Story image

Google Cloud rolls out Cloud Dataproc on Kubernetes

11 Sep 2019
Twitter
Facebook

Google Cloud is trialling alpha availability of a new platform for data scientists and engineers through Kubernetes.

Cloud Dataproc on Kubernetes combines open source, machine learning and cloud to help modernise big data resource management.

The alpha availability will first start with workloads on Apache Spark, with more environments to come.

According to Google Cloud product managers Christopher Crosbie and James Malone, Google Cloud Dataproc can provide open source data analytic processing for those who need to process data and train models at scale, faster.

However, as enterprise infrastructure becomes increasingly hybrid in nature, machines can sit idle, single workload clusters continue to sprawl, and open source software and libraries continue to become outdated and incompatible with your stack,” they explain.

“It’s critical that Cloud Dataproc continues to empower data professionals to focus more on workloads than infrastructure by combining the best of cloud and open source.”

The platform will include key benefits such as faster workloads, unified resource management, job isolation, collaboration, and expertise sharing.

Unified resource management will allow data scientists to work with a central view that spans both Kubernetes and YARN cluster management systems.

“Kubernetes has flipped the big data and machine learning open source software (OSS) world on its head, since it gives data scientists and data engineers a way to unify resource management, isolate jobs, and build resilient infrastructures across any environment.”

More resilient infrastructure: A self-healing GKE environment can support the smooth operation of mission critical ETL and machine learning jobs on Spark.

“Data scientists and data engineers don’t have to worry about sizing and building clusters, manipulating Docker files, or messing around with Kubernetes networking configurations.

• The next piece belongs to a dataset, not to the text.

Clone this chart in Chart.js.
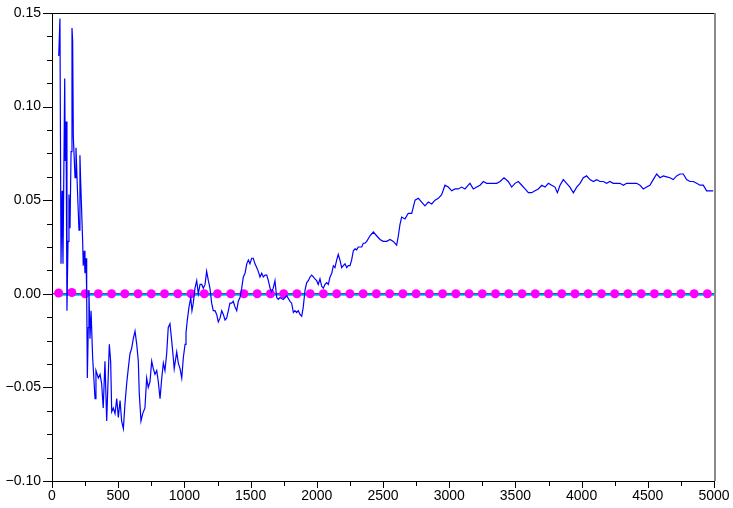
<!DOCTYPE html>
<html>
<head>
<meta charset="utf-8">
<script src="https://cdn.jsdelivr.net/npm/chart.js@4"></script>
<style>
html,body{margin:0;padding:0;background:#fff;}
#wrap{width:733px;height:508px;position:relative;}
</style>
</head>
<body>
<div id="wrap"><canvas id="c"></canvas></div>
<script>
// ---- data ----
const blueX = [51,60,68,76,83,96,100,106,113,121,128,136,144,151,156,161,174,181,194,204,211,217,232,236,244,249,257,262,267,274,279,287,295,307,325,332,350,363,375,387,400,413,433,443,451,463,476,489,501,514,526,539,551,564,576,589,602,614,627,640,652,659,672,685,702,715,727,740,753,765,778,791,803,816,829,841,853,866,878,891,904,916,923,942,954,967,980,992,1005,1012,1022,1035,1048,1057,1067,1080,1093,1105,1118,1131,1143,1156,1168,1181,1193,1206,1218,1231,1244,1256,1269,1282,1294,1307,1319,1332,1344,1357,1369,1382,1395,1407,1420,1433,1445,1458,1471,1483,1495,1508,1520,1533,1546,1558,1571,1584,1596,1609,1622,1634,1647,1659,1671,1684,1697,1709,1722,1747,1773,1798,1810,1823,1835,1848,1860,1873,1886,1898,1911,1924,1936,1949,1961,1974,1986,1999,2011,2024,2037,2049,2062,2075,2087,2100,2113,2125,2137,2150,2162,2175,2188,2200,2213,2226,2238,2251,2263,2276,2289,2301,2313,2326,2339,2351,2364,2377,2402,2427,2452,2477,2502,2528,2553,2578,2603,2616,2628,2641,2666,2691,2717,2742,2767,2792,2817,2842,2868,2893,2918,2943,2968,2993,3019,3044,3069,3094,3119,3144,3157,3182,3208,3233,3258,3283,3308,3333,3359,3384,3414,3446,3472,3497,3522,3548,3573,3598,3623,3648,3673,3699,3724,3749,3774,3799,3817,3837,3862,3887,3912,3938,3963,3988,4013,4038,4063,4089,4114,4139,4164,4189,4214,4239,4265,4290,4315,4340,4365,4390,4416,4441,4466,4491,4516,4541,4567,4592,4617,4642,4667,4692,4718,4743,4768,4793,4818,4844,4869,4894,4919,4944,4969,4994];
const blueY = [0.127,0.147,0.016,0.055,0.016,0.115,0.071,0.092,-0.009,0.028,0.053,0.035,0.076,0.142,0.135,0.084,0.062,0.078,0.052,0.034,0.074,0.059,0.027,0.015,0.023,0.011,0.019,0.000,-0.045,-0.018,0.002,-0.024,-0.009,-0.034,-0.056,-0.041,-0.045,-0.043,-0.048,-0.061,-0.036,-0.068,-0.027,-0.036,-0.063,-0.061,-0.064,-0.056,-0.066,-0.057,-0.068,-0.072,-0.059,-0.048,-0.040,-0.032,-0.029,-0.024,-0.020,-0.027,-0.036,-0.053,-0.068,-0.064,-0.061,-0.045,-0.050,-0.047,-0.036,-0.040,-0.043,-0.041,-0.047,-0.056,-0.045,-0.037,-0.041,-0.032,-0.018,-0.016,-0.025,-0.034,-0.040,-0.031,-0.037,-0.040,-0.045,-0.034,-0.027,-0.021,-0.014,-0.007,-0.002,-0.009,-0.005,0.003,0.007,0.000,0.005,0.005,0.003,0.005,0.012,0.007,0.003,-0.005,-0.009,-0.009,-0.011,-0.015,-0.013,-0.009,-0.011,-0.014,-0.013,-0.009,-0.005,-0.005,-0.004,-0.007,-0.009,-0.004,-0.002,0.003,0.009,0.011,0.016,0.018,0.016,0.019,0.019,0.016,0.014,0.012,0.009,0.011,0.009,0.010,0.010,0.007,0.003,0.001,0.003,0.007,-0.002,-0.003,-0.002,-0.003,-0.001,-0.004,-0.005,-0.010,-0.009,-0.010,-0.009,-0.011,-0.012,-0.007,0.002,0.006,0.007,0.009,0.010,0.009,0.008,0.007,0.005,0.008,0.004,0.003,0.005,0.006,0.005,0.009,0.011,0.015,0.014,0.018,0.021,0.018,0.014,0.015,0.016,0.014,0.015,0.015,0.018,0.023,0.024,0.0235,0.025,0.025,0.025,0.027,0.027,0.028,0.031,0.033,0.031,0.029,0.028,0.028,0.029,0.028,0.026,0.031,0.037,0.041,0.040,0.043,0.043,0.050,0.051,0.049,0.047,0.049,0.048,0.050,0.051,0.053,0.058,0.057,0.055,0.056,0.056,0.057,0.056,0.058,0.059,0.056,0.057,0.058,0.060,0.059,0.059,0.059,0.059,0.060,0.062,0.060,0.057,0.059,0.060,0.058,0.056,0.054,0.054,0.055,0.056,0.058,0.057,0.059,0.058,0.057,0.054,0.058,0.061,0.059,0.057,0.054,0.057,0.059,0.062,0.063,0.061,0.060,0.061,0.060,0.060,0.059,0.060,0.059,0.059,0.059,0.058,0.059,0.059,0.059,0.059,0.058,0.056,0.057,0.058,0.061,0.064,0.062,0.063,0.0625,0.062,0.061,0.063,0.064,0.064,0.061,0.060,0.060,0.059,0.058,0.058,0.055,0.055,0.055];

const dotX = [50,150,250,350,450,550,650,750,850,950,1050,1150,1250,1350,1450,1550,1650,1750,1850,1950,2050,2150,2250,2350,2450,2550,2650,2750,2850,2950,3050,3150,3250,3350,3450,3550,3650,3750,3850,3950,4050,4150,4250,4350,4450,4550,4650,4750,4850,4950];
const dotY = [0.0004,0.0007,0,0,0,0,0,0,0,0,0,0,0,0,0,0,0,0,0,0,0,0,0,0,0,0,0,0,0,0,0,0,0,0,0,0,0,0,0,0,0,0,0,0,0,0,0,0,0,0];

const trueX = [50,5000];
const trueY = [-0.0007,-0.0007];
const zeroX = [0,5000];
const zeroY = [0,0];

const xTickValues = [0,500,1000,1500,2000,2500,3000,3500,4000,4500,5000];
const yTickValues = [-0.10,-0.05,0.00,0.05,0.10,0.15];
const yTickLabels = ["\u22120.10","\u22120.05","0.00","0.05","0.10","0.15"];

function pts(xs, ys){ return xs.map((x,i)=>({x:x,y:ys[i]})); }

const framePlugin = {
  id:'frame',
  afterDraw(chart){
    const ctx = chart.ctx, a = chart.chartArea;
    const xs = chart.scales.x, ys = chart.scales.y;
    ctx.save();
    ctx.strokeStyle = '#000'; ctx.lineWidth = 1;
    ctx.beginPath();
    ctx.moveTo(a.left, a.top + 0.5); ctx.lineTo(a.right, a.top + 0.5);
    ctx.stroke();
    ctx.strokeStyle = '#8a8a8a'; ctx.lineWidth = 2;
    ctx.beginPath();
    ctx.moveTo(a.right + 1, a.top); ctx.lineTo(a.right + 1, a.bottom);
    ctx.stroke();
    ctx.strokeStyle = '#000'; ctx.lineWidth = 1;
    ctx.beginPath();
    for (let i = 0; i < xTickValues.length; i++) {
      const px = Math.round(xs.getPixelForValue(xTickValues[i])) + 0.5;
      ctx.moveTo(px, a.bottom); ctx.lineTo(px, a.bottom + 7);
      if (i < xTickValues.length - 1) {
        const mx = Math.round(xs.getPixelForValue((xTickValues[i] + xTickValues[i+1]) / 2)) + 0.5;
        ctx.moveTo(mx, a.bottom); ctx.lineTo(mx, a.bottom + 5);
      }
    }
    for (let i = 0; i < yTickValues.length; i++) {
      const py = Math.round(ys.getPixelForValue(yTickValues[i])) + 0.5;
      ctx.moveTo(a.left, py); ctx.lineTo(a.left - 9, py);
      if (i < yTickValues.length - 1) {
        for (let k = 1; k < 4; k++) {
          const v = yTickValues[i] + (yTickValues[i+1] - yTickValues[i]) * k / 4;
          const my = Math.round(ys.getPixelForValue(v)) + 0.5;
          ctx.moveTo(a.left, my); ctx.lineTo(a.left - 5, my);
        }
      }
    }
    ctx.stroke();
    ctx.restore();
  }
};

new Chart(document.getElementById('c'), {
  type: 'line',
  data: {
    datasets: [
      { data: pts(blueX, blueY), borderColor:'#0000ff', borderWidth:1.2, pointRadius:0, tension:0, fill:false, order:1 },
      { data: pts(dotX, dotY), showLine:false, pointRadius:4.5, pointBackgroundColor:'#ff00ff', pointBorderColor:'#ff00ff', pointBorderWidth:0, order:2 },
      { data: pts(zeroX, zeroY), borderColor:'#00006e', borderWidth:1, pointRadius:0, order:3 },
      { data: pts(trueX, trueY), borderColor:'#00e5ff', borderWidth:2, pointRadius:0, order:4 }
    ]
  },
  options: {
    responsive:true, maintainAspectRatio:false, animation:false, devicePixelRatio:1,
    layout:{ padding:{ top:13, right:19, left:0, bottom:0 } },
    plugins:{ legend:{display:false}, tooltip:{enabled:false} },
    scales:{
      x:{ type:'linear', min:0, max:5000,
          afterBuildTicks(s){ s.ticks = xTickValues.map(v=>({value:v})); },
          ticks:{ autoSkip:false, maxRotation:0, padding:7, color:'#000', font:{family:'"Liberation Sans", Arial, sans-serif', size:14},
                  callback:(v)=>String(v) },
          grid:{ display:false, drawTicks:false, tickLength:0 }, border:{ display:true, color:'#000', width:1 },
          afterFit(s){ s.height = 27; s.paddingLeft = 0; s.paddingRight = 0; } },
      y:{ type:'linear', min:-0.1, max:0.15,
          afterBuildTicks(s){ s.ticks = yTickValues.map(v=>({value:v})); },
          ticks:{ autoSkip:false, padding:11, color:'#000', font:{family:'"Liberation Sans", Arial, sans-serif', size:14},
                  callback:(v)=>{ const i = yTickValues.findIndex(t=>Math.abs(t-v)<1e-9); return i>=0 ? yTickLabels[i] : ''; } },
          grid:{ display:false, drawTicks:false, tickLength:0 }, border:{ display:true, color:'#000', width:1 },
          afterFit(s){ s.width = 52; s.paddingTop = 0; s.paddingBottom = 0; } }
    }
  },
  plugins:[framePlugin]
});
</script>
</body>
</html>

It just works. With leading support from the team that built Kubernetes, enterprises have access to the skills they need to close any Kubernetes skills gap on their team.”

Less time and resource on infrastructure, more on workloads – the development of new applications and models faster at scale

Isolate jobs to accelerate analytics life cycles – users can package up entire jobs in standalone containers to allow for testing, upgrading and patching without breaking underlying cluster.

Collaboration and expertise sharing to close the Kubernetes skills gap – new capabilities, bugs and security issues can be discussed and resolved by open source community

This is the first step in a larger journey to a container-first world. While Apache Spark is the first open source processing engine we will bring to Cloud Dataproc on Kubernetes, it won’t be the last,” comment Crosbie and Malone.

They add that Google Cloud’s data and analytics strategy has always involved open source as a core pillar.

“This alpha announcement of bringing enterprise-grade support, management, and security to Apache Spark jobs on Kubernetes is the first of many as we aim to simplify infrastructure complexities for data scientists and data engineers around the world.”